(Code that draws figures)
====

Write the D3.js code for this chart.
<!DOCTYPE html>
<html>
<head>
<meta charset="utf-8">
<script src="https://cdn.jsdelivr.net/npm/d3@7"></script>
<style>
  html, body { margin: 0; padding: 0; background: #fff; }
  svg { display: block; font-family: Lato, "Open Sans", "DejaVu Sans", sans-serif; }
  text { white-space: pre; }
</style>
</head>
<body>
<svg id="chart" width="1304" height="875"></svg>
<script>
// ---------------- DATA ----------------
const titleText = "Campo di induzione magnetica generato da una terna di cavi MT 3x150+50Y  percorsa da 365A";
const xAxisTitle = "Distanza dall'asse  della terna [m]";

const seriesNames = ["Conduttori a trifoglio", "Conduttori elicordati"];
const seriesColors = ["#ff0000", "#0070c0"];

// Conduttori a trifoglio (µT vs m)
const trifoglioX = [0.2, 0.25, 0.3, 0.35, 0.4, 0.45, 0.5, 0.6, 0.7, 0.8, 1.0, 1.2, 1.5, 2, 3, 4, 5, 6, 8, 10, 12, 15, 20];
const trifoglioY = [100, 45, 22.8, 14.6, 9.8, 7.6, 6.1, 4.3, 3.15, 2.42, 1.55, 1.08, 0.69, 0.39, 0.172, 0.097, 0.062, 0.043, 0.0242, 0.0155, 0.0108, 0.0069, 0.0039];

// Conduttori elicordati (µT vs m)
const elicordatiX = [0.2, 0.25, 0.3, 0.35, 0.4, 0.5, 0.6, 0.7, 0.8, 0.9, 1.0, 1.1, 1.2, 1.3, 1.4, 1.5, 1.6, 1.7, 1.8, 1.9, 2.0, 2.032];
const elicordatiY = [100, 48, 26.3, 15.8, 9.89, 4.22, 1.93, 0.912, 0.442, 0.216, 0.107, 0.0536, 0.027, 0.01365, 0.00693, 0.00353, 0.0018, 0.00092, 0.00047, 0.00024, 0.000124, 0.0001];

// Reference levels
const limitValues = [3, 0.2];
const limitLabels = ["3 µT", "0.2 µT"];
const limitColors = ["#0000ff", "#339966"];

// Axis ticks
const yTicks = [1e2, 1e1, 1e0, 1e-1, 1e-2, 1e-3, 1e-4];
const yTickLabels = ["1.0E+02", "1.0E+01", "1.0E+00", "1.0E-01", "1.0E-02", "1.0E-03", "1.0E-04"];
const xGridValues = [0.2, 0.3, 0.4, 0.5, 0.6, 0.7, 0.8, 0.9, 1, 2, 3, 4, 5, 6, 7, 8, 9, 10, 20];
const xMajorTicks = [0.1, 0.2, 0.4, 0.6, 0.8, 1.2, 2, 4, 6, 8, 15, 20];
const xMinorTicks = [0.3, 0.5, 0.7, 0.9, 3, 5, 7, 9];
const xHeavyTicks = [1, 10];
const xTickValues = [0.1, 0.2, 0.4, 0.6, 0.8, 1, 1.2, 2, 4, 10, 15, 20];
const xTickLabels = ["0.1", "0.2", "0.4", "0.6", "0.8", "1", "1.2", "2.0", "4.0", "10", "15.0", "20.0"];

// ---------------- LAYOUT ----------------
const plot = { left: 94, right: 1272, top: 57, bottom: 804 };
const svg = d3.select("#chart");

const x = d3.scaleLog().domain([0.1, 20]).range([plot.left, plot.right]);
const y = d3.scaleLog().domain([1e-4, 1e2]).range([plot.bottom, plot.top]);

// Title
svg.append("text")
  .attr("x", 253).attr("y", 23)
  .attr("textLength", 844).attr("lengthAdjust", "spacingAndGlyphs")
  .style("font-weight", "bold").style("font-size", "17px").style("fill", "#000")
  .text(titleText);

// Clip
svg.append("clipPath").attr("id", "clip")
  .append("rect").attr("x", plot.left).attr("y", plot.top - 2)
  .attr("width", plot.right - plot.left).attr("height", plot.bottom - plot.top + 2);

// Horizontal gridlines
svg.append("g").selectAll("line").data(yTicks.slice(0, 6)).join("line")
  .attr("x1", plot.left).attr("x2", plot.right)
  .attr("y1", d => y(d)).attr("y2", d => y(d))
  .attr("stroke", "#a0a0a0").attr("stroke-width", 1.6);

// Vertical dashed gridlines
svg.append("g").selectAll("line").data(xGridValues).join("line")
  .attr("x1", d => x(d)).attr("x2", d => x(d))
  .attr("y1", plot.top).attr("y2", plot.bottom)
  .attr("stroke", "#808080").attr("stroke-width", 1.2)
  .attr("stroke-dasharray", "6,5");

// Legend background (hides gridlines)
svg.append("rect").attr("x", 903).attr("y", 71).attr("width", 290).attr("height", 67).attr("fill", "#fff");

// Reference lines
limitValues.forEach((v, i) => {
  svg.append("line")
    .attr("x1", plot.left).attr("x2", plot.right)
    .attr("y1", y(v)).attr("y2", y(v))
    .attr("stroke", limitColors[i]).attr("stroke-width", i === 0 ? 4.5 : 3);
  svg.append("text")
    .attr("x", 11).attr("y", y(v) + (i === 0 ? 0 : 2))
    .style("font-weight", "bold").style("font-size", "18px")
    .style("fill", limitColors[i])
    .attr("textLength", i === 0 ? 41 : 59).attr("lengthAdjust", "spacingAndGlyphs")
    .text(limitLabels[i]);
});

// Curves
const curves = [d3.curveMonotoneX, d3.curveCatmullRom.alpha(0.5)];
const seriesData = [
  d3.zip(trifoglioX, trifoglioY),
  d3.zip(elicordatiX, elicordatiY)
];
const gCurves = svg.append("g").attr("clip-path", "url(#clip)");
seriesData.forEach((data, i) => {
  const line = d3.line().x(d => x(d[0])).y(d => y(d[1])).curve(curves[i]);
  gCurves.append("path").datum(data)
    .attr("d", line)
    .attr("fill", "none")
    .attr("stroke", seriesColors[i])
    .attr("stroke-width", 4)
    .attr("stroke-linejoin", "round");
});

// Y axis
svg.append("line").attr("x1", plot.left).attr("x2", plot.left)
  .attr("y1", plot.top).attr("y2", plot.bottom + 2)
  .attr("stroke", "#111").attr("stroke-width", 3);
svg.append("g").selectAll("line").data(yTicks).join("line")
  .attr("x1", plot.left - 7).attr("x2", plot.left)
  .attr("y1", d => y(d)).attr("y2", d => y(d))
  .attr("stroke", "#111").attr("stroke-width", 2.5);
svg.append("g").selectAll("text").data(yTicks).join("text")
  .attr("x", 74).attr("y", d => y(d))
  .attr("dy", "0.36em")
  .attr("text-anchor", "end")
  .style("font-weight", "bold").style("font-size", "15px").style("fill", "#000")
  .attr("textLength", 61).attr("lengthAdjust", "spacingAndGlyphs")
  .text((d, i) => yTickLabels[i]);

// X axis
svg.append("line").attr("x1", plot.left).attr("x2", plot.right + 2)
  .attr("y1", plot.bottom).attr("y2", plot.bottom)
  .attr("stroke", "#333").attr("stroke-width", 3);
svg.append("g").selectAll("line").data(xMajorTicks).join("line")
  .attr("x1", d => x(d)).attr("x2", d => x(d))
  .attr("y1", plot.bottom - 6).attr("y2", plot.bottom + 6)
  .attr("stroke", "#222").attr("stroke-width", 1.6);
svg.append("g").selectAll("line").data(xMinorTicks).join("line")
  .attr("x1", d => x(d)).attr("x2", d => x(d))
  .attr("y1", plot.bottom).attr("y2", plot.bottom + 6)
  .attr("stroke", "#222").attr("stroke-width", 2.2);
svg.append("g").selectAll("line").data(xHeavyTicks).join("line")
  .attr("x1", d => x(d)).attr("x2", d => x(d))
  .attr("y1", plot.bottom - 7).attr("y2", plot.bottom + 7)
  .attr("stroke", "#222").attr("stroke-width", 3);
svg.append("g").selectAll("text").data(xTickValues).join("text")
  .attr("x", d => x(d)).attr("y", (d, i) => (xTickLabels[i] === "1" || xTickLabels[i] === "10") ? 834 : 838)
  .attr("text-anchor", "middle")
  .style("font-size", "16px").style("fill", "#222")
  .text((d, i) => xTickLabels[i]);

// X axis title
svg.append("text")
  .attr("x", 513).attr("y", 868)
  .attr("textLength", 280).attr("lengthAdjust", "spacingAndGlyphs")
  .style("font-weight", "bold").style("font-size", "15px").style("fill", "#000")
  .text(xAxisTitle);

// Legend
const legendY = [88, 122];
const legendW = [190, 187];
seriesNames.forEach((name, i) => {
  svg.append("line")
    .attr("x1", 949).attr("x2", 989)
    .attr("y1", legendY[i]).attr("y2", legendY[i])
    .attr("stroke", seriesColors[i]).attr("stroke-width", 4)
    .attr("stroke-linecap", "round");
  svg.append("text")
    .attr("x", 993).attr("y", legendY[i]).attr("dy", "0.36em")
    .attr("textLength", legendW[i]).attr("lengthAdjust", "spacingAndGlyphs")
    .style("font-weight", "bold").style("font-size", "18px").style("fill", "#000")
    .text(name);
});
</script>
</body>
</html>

====

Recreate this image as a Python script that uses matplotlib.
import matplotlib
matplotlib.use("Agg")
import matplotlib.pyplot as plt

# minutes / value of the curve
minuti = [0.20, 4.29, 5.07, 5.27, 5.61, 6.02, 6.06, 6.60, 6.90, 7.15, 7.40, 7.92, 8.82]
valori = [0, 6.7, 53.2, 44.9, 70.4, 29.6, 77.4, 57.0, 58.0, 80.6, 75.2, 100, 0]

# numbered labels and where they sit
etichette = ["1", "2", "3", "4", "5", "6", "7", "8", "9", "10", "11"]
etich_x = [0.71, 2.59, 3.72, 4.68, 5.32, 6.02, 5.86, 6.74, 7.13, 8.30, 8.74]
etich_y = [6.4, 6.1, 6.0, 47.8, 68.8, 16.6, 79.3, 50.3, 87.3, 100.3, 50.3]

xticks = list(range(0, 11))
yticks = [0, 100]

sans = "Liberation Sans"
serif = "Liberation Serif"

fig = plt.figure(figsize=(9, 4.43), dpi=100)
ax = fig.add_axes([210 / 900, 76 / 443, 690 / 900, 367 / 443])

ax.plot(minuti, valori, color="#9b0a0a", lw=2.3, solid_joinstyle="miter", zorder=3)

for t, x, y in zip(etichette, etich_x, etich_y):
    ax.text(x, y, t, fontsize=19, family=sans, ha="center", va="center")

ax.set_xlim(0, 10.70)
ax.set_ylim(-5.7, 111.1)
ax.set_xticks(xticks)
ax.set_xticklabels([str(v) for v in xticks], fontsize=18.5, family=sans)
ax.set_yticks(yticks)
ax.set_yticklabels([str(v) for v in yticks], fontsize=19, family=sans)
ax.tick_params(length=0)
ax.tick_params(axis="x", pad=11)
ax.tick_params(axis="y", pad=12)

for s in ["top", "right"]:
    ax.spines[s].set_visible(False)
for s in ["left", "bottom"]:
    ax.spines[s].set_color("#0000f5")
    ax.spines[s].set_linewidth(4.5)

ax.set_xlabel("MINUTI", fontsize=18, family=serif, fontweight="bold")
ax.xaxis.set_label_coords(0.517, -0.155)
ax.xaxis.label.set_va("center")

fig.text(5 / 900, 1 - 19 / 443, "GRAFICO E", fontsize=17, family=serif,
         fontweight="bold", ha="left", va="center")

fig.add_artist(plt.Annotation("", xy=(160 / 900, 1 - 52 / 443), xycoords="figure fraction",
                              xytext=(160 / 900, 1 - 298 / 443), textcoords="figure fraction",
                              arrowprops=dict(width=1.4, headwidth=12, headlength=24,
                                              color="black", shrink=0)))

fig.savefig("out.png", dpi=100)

====

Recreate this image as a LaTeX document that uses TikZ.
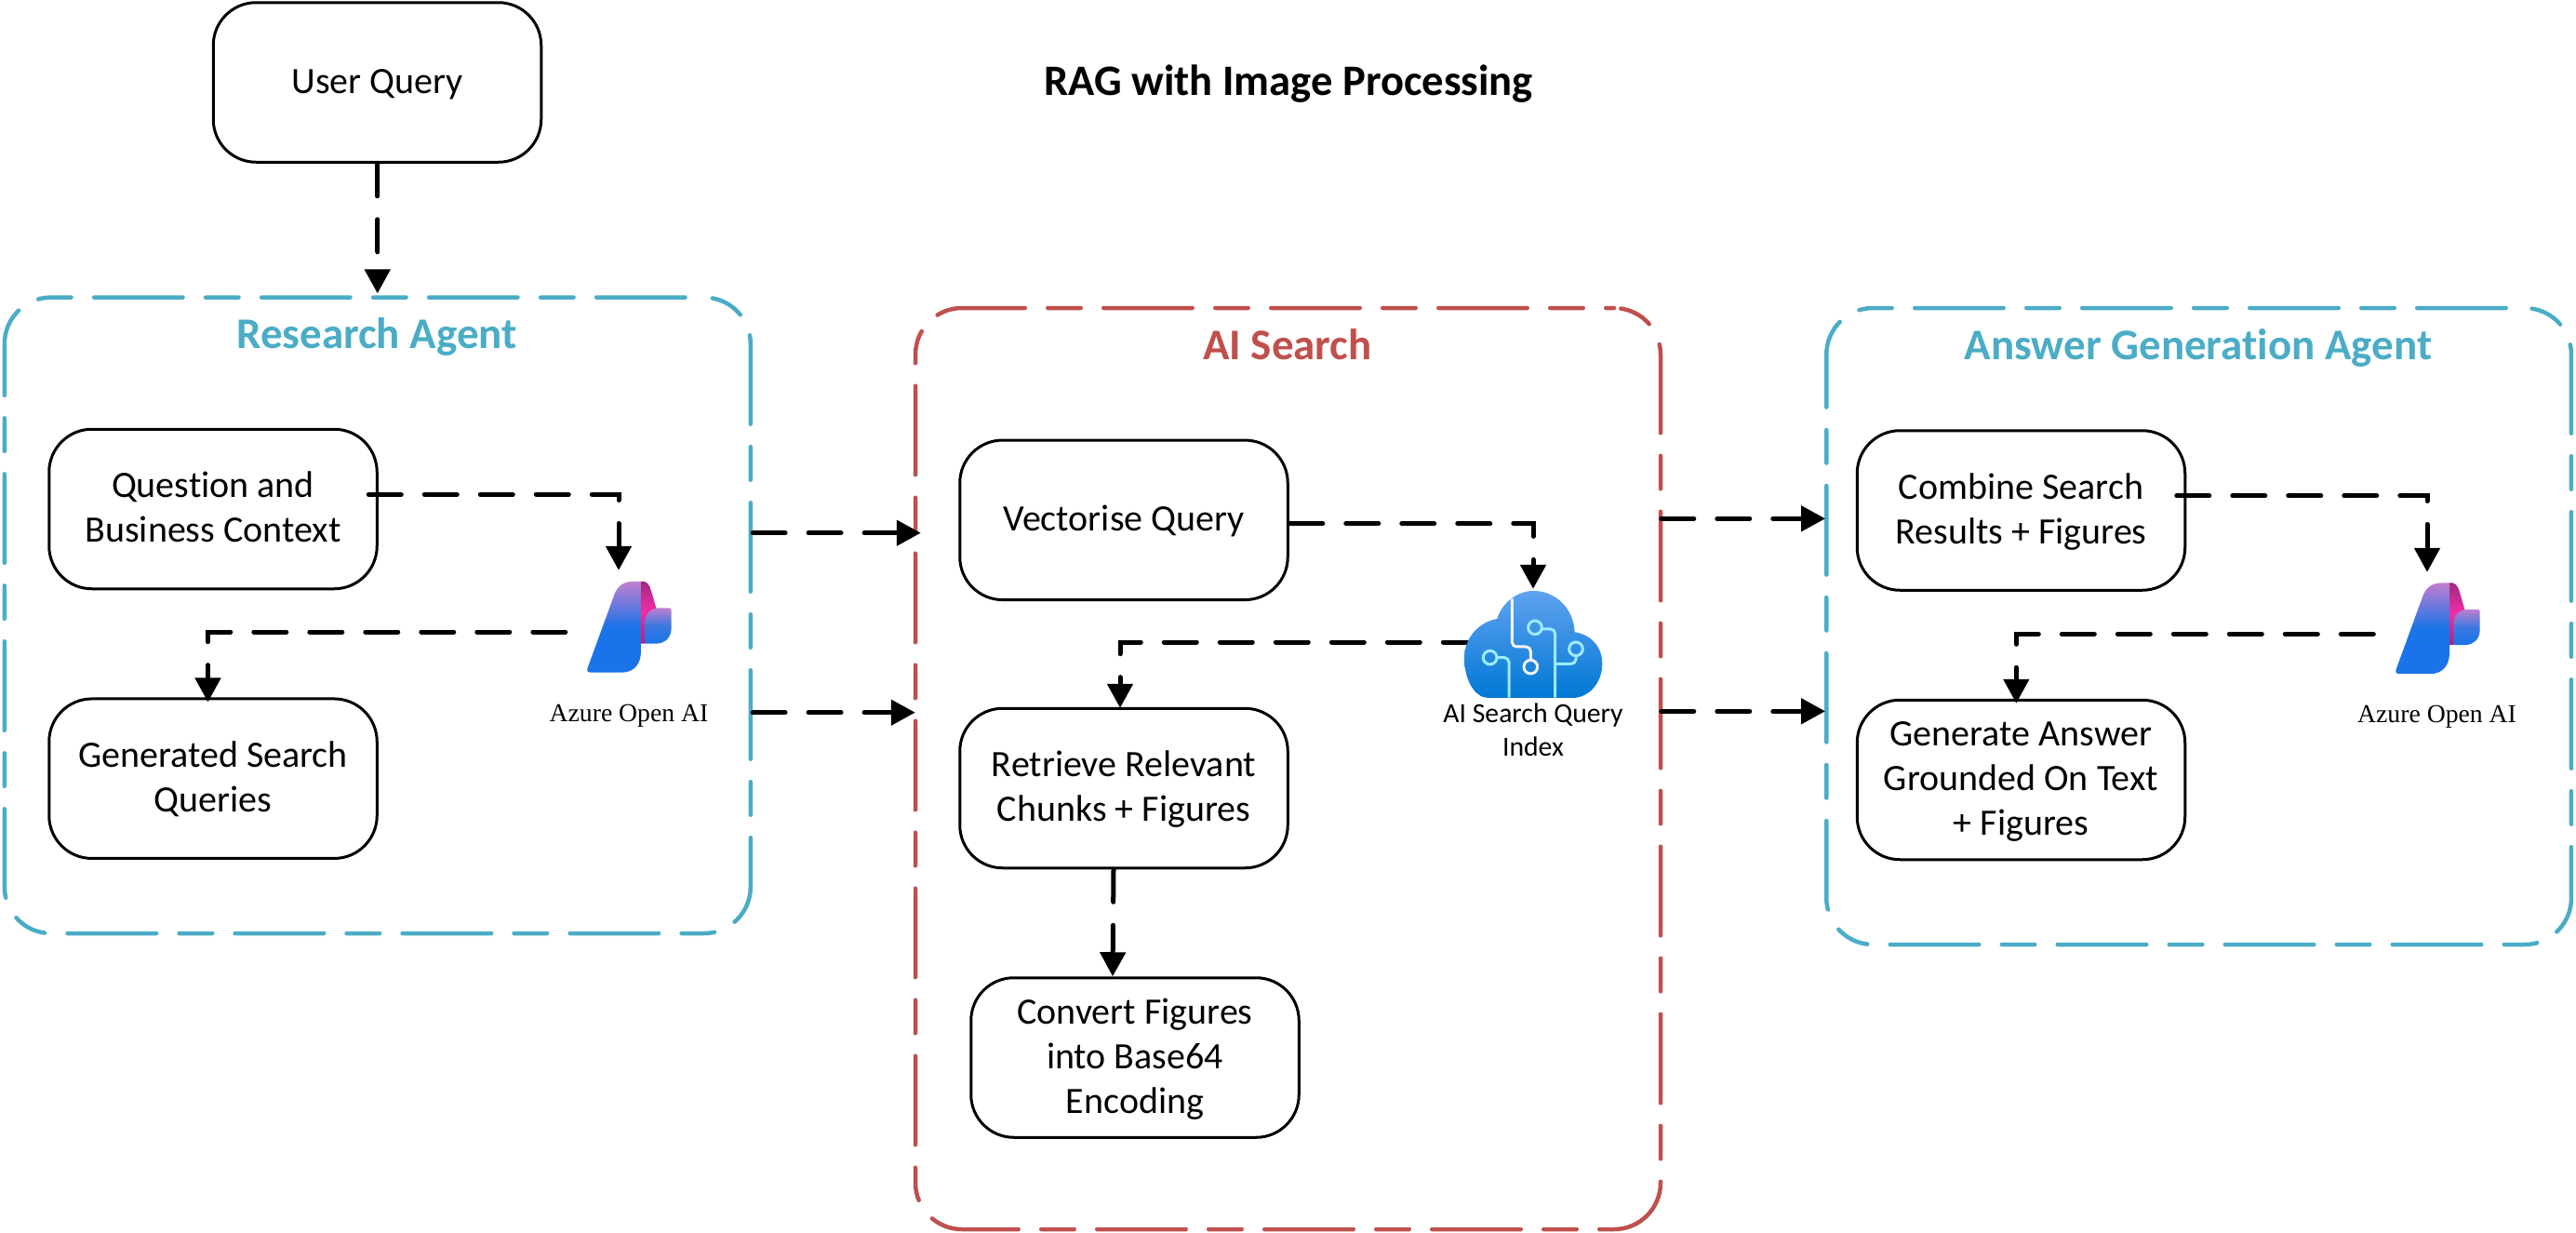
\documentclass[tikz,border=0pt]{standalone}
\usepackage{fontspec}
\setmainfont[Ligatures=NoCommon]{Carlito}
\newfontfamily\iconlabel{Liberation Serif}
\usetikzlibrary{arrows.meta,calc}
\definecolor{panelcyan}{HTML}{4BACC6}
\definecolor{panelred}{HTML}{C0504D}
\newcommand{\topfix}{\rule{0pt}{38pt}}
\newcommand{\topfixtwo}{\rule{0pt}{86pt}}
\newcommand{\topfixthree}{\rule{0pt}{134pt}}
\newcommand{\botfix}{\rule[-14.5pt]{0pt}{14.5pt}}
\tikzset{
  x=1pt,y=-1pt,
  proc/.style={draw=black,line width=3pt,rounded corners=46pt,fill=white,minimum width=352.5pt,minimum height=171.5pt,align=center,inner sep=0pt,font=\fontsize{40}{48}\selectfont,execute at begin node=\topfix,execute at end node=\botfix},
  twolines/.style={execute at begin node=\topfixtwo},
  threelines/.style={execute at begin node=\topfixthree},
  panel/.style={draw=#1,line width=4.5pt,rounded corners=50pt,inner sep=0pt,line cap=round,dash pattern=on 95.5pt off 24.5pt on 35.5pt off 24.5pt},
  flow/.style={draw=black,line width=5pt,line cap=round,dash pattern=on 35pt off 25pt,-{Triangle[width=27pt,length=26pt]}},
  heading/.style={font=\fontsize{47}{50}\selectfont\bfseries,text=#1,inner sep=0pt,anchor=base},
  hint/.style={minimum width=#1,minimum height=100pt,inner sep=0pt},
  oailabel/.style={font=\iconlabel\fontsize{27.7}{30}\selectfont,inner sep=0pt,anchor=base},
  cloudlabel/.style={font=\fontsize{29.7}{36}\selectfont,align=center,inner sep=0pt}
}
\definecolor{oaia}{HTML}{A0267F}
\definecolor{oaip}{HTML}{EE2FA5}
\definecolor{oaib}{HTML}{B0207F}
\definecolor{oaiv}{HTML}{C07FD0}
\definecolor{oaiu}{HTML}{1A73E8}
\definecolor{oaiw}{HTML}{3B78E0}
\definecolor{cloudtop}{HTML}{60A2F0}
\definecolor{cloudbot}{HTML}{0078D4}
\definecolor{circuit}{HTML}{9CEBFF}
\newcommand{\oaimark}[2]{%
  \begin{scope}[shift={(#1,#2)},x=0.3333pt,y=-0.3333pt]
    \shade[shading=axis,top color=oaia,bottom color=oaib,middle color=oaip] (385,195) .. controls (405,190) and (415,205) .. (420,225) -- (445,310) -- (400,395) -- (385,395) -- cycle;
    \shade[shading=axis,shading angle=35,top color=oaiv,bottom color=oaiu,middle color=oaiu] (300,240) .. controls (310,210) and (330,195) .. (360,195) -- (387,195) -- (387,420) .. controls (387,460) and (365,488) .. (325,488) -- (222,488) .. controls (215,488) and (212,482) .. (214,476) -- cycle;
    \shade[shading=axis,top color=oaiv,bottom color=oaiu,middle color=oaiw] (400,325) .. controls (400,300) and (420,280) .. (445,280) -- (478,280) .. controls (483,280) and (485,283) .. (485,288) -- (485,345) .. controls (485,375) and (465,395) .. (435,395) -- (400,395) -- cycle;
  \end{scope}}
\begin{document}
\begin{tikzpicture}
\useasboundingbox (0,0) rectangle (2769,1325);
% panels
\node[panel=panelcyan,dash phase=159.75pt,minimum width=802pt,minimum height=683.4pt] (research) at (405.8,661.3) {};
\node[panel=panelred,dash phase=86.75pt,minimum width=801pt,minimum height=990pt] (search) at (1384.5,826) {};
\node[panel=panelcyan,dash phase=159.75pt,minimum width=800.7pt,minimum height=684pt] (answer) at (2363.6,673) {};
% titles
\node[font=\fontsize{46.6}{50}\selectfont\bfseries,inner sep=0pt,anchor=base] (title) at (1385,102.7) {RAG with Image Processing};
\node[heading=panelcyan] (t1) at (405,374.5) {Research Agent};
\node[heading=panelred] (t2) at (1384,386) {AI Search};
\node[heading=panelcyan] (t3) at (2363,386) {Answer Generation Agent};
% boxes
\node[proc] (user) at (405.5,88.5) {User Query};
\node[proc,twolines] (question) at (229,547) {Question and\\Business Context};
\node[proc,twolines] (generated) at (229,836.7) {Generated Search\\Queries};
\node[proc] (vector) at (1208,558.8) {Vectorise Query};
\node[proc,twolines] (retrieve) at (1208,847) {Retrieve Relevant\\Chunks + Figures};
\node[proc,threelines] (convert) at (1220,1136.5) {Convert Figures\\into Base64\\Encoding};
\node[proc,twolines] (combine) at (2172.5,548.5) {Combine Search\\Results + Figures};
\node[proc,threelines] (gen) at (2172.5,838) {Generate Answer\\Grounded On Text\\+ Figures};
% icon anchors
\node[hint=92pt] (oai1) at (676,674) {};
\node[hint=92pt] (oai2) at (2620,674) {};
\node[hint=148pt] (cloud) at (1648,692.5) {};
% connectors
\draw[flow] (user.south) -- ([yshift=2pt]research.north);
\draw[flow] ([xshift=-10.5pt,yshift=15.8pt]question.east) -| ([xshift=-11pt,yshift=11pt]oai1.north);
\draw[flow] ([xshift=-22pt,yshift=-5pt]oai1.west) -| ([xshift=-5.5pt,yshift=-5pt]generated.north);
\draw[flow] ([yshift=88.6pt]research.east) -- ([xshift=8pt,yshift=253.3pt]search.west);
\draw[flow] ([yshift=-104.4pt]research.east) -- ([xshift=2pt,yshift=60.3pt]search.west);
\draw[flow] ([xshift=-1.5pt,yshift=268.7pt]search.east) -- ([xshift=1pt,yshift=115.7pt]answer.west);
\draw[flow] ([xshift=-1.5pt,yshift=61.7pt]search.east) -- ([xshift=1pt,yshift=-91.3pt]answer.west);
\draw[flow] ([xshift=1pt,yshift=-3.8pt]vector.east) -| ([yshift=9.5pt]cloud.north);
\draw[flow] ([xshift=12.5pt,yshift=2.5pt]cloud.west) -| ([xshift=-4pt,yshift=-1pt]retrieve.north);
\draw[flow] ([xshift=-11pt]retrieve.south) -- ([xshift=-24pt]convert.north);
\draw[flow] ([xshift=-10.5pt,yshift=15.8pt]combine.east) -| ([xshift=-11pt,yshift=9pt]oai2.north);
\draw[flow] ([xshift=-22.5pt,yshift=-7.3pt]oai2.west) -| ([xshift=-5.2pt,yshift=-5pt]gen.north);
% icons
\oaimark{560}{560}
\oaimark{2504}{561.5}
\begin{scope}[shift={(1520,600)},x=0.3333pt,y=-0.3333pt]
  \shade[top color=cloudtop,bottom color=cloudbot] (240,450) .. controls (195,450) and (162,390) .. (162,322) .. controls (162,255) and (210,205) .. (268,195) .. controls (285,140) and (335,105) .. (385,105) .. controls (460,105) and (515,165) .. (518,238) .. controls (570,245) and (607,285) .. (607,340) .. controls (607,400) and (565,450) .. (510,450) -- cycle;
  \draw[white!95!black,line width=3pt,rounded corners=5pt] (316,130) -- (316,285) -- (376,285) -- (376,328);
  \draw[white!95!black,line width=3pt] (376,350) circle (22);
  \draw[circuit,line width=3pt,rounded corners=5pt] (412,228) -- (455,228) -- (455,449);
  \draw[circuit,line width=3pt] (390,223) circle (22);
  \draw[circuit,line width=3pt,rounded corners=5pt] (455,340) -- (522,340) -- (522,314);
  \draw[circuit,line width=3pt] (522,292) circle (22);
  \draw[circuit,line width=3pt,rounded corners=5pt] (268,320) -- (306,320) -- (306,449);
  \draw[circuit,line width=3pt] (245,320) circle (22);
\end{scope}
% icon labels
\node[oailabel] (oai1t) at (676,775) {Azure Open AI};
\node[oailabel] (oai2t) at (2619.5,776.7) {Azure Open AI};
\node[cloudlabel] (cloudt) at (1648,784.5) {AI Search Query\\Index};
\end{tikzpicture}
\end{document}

====

» **GIVEN TASK**
Exactly repeat the lines from the line with "Recreate this image as a Python" to the line with "ax = fig.add_axes([210", including both, and output nothing else.

» **EXERCISE RESULT**
Recreate this image as a Python script that uses matplotlib.
import matplotlib
matplotlib.use("Agg")
import matplotlib.pyplot as plt

# minutes / value of the curve
minuti = [0.20, 4.29, 5.07, 5.27, 5.61, 6.02, 6.06, 6.60, 6.90, 7.15, 7.40, 7.92, 8.82]
valori = [0, 6.7, 53.2, 44.9, 70.4, 29.6, 77.4, 57.0, 58.0, 80.6, 75.2, 100, 0]

# numbered labels and where they sit
etichette = ["1", "2", "3", "4", "5", "6", "7", "8", "9", "10", "11"]
etich_x = [0.71, 2.59, 3.72, 4.68, 5.32, 6.02, 5.86, 6.74, 7.13, 8.30, 8.74]
etich_y = [6.4, 6.1, 6.0, 47.8, 68.8, 16.6, 79.3, 50.3, 87.3, 100.3, 50.3]

xticks = list(range(0, 11))
yticks = [0, 100]

sans = "Liberation Sans"
serif = "Liberation Serif"

fig = plt.figure(figsize=(9, 4.43), dpi=100)
ax = fig.add_axes([210 / 900, 76 / 443, 690 / 900, 367 / 443])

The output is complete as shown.